### The problem
Beneath this instruction is a block of data; output from it exactly the lines that run from the one containing "Output the web" through the one containing "5.43, 5.41, 5.39]", inclusive.

### Data section
--- start ---

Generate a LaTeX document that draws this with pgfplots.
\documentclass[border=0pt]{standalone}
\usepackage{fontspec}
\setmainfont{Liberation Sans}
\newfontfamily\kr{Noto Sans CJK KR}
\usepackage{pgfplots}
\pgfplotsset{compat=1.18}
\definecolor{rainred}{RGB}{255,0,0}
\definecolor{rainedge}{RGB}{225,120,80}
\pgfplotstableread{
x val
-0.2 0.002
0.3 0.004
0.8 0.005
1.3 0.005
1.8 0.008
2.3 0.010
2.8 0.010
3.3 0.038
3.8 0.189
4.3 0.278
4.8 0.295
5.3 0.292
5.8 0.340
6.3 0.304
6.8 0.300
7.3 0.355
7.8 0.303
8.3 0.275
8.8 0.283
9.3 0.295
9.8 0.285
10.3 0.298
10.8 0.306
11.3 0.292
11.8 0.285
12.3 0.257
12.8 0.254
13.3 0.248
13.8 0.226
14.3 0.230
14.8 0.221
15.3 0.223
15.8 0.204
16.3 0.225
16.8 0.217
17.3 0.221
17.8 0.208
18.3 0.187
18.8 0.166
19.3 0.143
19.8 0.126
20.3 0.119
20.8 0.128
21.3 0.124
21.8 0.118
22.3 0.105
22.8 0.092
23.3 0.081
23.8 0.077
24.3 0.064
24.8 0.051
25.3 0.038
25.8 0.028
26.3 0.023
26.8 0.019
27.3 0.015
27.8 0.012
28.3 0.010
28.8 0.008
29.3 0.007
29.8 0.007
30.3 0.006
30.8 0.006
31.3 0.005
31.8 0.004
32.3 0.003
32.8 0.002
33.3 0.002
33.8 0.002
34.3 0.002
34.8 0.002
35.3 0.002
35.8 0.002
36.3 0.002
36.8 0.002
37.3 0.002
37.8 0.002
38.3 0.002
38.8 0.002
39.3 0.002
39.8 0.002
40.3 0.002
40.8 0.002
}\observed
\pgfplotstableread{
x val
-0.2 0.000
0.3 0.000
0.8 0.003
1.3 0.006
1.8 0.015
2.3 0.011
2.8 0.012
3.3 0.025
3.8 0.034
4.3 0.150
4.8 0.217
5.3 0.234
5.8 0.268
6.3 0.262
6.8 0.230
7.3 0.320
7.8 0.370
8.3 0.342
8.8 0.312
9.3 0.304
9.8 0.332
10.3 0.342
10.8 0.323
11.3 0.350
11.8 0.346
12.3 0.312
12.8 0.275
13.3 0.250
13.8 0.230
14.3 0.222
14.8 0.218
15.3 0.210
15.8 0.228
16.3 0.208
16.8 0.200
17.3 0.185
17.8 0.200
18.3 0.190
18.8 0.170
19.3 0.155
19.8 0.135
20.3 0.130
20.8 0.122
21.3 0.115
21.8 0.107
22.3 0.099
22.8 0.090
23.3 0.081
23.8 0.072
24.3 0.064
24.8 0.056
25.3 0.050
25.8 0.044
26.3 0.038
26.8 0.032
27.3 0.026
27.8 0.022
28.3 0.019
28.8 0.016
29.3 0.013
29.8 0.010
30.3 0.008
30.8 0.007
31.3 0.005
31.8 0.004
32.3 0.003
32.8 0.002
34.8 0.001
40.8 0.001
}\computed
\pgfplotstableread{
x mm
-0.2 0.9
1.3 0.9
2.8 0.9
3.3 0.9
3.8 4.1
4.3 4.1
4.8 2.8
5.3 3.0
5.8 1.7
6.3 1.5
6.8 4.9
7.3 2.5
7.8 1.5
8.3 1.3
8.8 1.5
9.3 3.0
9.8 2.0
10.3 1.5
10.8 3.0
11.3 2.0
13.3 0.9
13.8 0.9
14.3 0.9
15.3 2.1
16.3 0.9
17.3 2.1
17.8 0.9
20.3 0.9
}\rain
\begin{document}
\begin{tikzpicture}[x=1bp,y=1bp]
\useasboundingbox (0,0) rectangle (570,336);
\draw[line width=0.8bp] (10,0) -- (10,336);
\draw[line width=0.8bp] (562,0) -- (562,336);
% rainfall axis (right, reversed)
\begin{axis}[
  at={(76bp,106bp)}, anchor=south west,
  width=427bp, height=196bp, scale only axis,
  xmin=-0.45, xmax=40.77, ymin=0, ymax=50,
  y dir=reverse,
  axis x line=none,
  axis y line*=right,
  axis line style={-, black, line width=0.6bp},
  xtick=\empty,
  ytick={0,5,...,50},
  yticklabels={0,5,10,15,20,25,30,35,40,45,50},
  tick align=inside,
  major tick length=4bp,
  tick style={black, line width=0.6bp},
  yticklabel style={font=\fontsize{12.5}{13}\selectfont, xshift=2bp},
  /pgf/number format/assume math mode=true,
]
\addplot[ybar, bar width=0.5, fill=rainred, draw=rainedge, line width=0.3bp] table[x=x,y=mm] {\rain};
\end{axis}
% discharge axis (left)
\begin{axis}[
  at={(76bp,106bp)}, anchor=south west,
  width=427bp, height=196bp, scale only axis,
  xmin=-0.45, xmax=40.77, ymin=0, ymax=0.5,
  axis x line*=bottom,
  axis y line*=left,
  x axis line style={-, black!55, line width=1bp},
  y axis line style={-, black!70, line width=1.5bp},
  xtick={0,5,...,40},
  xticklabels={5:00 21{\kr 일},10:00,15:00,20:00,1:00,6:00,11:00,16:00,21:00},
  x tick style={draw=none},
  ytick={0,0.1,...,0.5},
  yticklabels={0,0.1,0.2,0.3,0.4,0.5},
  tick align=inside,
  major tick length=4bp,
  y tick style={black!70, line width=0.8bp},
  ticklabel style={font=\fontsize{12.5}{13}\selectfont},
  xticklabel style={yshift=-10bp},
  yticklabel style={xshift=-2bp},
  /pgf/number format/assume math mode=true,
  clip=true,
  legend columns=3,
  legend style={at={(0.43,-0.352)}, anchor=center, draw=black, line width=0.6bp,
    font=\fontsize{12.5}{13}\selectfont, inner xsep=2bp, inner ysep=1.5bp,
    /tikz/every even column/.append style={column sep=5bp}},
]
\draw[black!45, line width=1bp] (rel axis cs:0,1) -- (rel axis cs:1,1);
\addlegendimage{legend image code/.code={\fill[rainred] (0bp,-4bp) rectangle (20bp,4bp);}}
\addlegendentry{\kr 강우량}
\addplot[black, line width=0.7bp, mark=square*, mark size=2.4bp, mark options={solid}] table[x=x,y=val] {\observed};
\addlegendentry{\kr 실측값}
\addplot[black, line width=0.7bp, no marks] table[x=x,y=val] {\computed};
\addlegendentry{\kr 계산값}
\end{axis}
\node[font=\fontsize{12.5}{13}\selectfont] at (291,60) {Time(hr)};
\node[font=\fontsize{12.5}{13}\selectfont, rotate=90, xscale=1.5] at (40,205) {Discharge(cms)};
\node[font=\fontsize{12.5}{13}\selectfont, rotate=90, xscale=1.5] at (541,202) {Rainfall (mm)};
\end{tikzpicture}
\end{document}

--- end ---
--- start ---

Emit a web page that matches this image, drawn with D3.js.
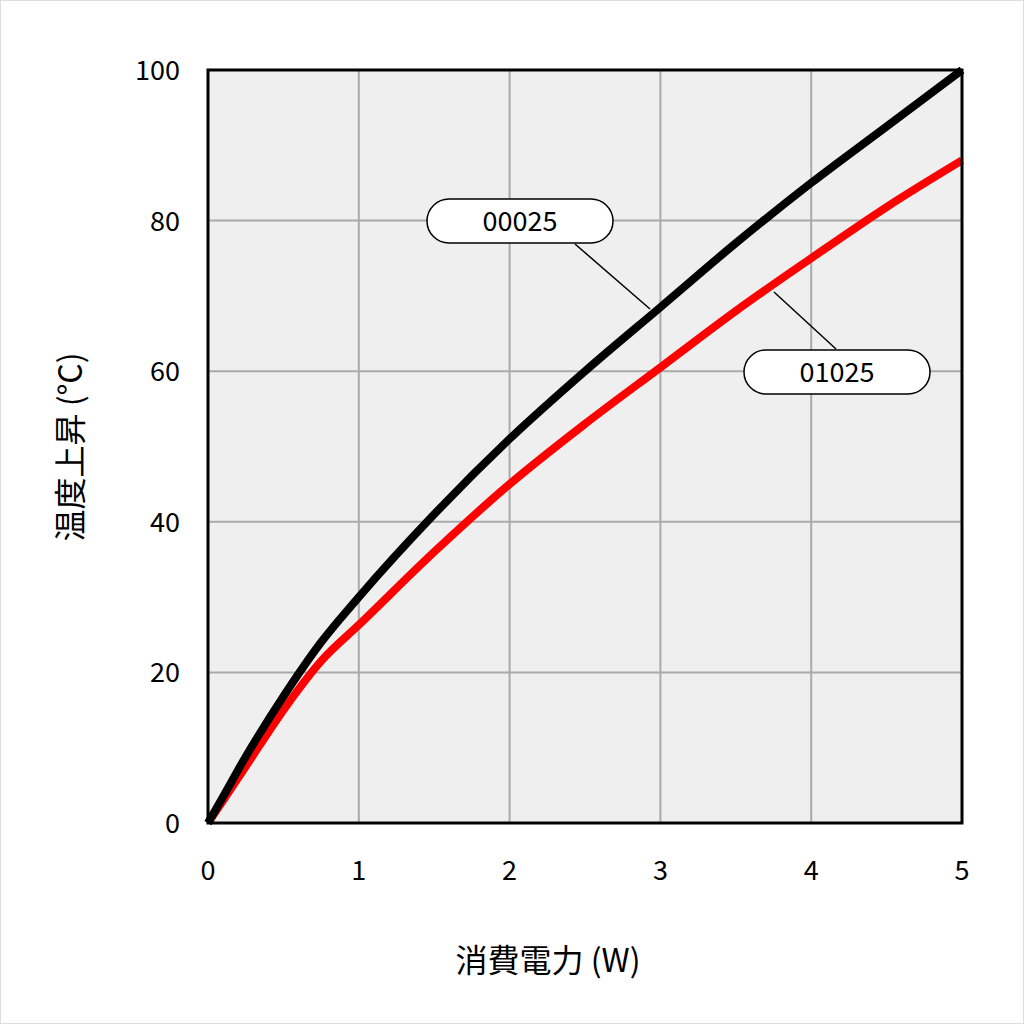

--- end ---
--- start ---

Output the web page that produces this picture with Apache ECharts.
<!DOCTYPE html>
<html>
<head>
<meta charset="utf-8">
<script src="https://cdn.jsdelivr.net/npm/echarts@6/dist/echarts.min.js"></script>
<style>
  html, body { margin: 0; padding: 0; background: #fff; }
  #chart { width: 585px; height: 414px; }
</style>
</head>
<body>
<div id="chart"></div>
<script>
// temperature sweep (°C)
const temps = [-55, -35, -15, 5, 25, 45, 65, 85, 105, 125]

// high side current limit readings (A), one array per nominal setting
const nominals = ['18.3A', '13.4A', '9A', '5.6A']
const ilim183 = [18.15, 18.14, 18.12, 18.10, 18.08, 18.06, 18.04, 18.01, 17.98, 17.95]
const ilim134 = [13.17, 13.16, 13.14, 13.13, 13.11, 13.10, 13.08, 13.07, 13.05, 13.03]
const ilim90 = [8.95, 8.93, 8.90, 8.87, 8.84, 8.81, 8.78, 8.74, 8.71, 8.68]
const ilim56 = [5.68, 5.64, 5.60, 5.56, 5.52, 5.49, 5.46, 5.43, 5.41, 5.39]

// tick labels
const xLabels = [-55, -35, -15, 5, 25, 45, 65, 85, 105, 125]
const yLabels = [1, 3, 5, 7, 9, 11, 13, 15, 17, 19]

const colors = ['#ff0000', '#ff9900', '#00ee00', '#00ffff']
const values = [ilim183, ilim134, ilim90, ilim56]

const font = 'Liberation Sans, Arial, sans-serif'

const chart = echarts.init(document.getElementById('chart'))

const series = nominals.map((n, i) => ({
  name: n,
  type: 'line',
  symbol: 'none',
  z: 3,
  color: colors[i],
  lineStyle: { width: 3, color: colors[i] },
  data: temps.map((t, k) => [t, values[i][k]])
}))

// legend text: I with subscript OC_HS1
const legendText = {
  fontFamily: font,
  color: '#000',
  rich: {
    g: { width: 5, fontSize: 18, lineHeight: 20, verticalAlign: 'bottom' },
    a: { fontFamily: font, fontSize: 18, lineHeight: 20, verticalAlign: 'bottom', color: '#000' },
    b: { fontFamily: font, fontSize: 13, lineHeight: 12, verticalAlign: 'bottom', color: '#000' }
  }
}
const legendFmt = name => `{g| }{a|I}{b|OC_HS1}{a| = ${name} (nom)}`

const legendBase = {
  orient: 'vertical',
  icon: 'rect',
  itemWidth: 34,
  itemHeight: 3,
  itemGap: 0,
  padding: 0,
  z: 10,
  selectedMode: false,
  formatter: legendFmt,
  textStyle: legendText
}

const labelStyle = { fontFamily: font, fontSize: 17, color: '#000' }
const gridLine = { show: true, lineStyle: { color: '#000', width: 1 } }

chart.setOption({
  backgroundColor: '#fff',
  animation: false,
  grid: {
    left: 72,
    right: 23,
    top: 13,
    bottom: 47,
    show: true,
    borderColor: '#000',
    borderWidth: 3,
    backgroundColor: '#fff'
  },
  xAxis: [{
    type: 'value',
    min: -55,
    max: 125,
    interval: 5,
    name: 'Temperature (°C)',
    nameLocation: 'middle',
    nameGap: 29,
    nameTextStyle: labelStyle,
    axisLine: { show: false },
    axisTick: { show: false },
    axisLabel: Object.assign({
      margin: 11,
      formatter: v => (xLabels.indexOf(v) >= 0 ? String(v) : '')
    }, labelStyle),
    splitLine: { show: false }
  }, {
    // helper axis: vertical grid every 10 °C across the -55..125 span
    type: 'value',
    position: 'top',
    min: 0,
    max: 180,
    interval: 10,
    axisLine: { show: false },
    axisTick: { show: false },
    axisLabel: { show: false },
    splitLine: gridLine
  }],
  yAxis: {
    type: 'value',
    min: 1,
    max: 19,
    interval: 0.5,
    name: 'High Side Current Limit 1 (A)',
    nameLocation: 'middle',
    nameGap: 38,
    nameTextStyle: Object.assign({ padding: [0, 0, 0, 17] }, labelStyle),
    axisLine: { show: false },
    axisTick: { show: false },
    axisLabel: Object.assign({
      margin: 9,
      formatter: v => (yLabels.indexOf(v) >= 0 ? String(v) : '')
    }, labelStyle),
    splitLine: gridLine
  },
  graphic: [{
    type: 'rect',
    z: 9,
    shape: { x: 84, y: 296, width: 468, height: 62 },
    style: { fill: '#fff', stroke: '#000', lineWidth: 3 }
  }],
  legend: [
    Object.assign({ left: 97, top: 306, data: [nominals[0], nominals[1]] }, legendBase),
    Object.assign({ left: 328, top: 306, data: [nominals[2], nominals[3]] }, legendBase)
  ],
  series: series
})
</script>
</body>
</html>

--- end ---

### Completed exercise
Output the web page that produces this picture with Apache ECharts.
<!DOCTYPE html>
<html>
<head>
<meta charset="utf-8">
<script src="https://cdn.jsdelivr.net/npm/echarts@6/dist/echarts.min.js"></script>
<style>
  html, body { margin: 0; padding: 0; background: #fff; }
  #chart { width: 585px; height: 414px; }
</style>
</head>
<body>
<div id="chart"></div>
<script>
// temperature sweep (°C)
const temps = [-55, -35, -15, 5, 25, 45, 65, 85, 105, 125]

// high side current limit readings (A), one array per nominal setting
const nominals = ['18.3A', '13.4A', '9A', '5.6A']
const ilim183 = [18.15, 18.14, 18.12, 18.10, 18.08, 18.06, 18.04, 18.01, 17.98, 17.95]
const ilim134 = [13.17, 13.16, 13.14, 13.13, 13.11, 13.10, 13.08, 13.07, 13.05, 13.03]
const ilim90 = [8.95, 8.93, 8.90, 8.87, 8.84, 8.81, 8.78, 8.74, 8.71, 8.68]
const ilim56 = [5.68, 5.64, 5.60, 5.56, 5.52, 5.49, 5.46, 5.43, 5.41, 5.39]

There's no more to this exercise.